Of course this isn't going to work for other parents. And I do want to reemphasize (even though I know someone, somewhere, will choose to misinterpret my post as a YOU MUST DO THIS sort of thing) that that's okay. But please, do it because that's what works for you, not because you think you should. And if you're doing what you "shouldn't"...stop beating yourself up for it. If it works, and makes for a healthier and happier family all around, then isn't that what you should do, in spite of what a person trying to sell a book says? (Especially if that book has been linked to failure to thrive.)
3 comments:
Could agree more. Co-sleeping gets a bad wrap. Parents fearful that their child will never sleep on their own. Both my girls have at some point in their childhood have slept in our bed.

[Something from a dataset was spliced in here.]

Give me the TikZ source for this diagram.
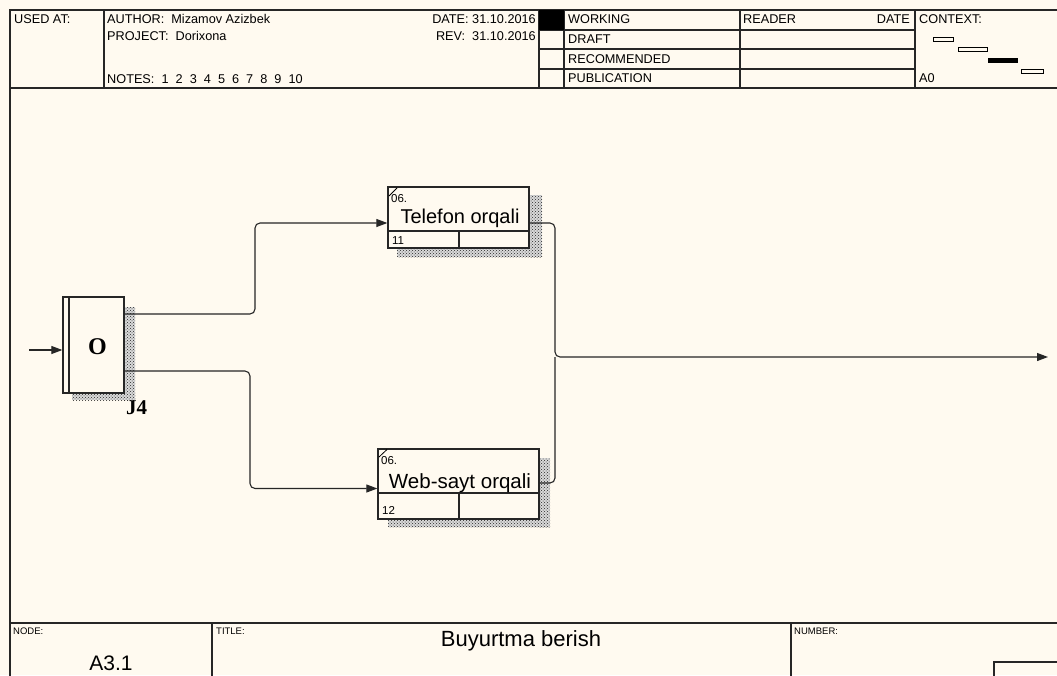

Dads may have a different perspective for their own selfish reasons. ;)
But seriously, kids are all knees and elbows! At least the cats know how to keep still.
"Do gorilla mamas have Ph.Ds in Neuroscience? No. Do they know to sleep close to their babies, nurse them into toddlerhood, carry them everywhere, cradle them and cuddle them and kiss them and adore them whenever they want to and protect them from anyone trying to get in their way? Yes."
I'd be careful about taking parenting cues from monkeys and apes. I've seen 'em poop in their own hands before. On purpose.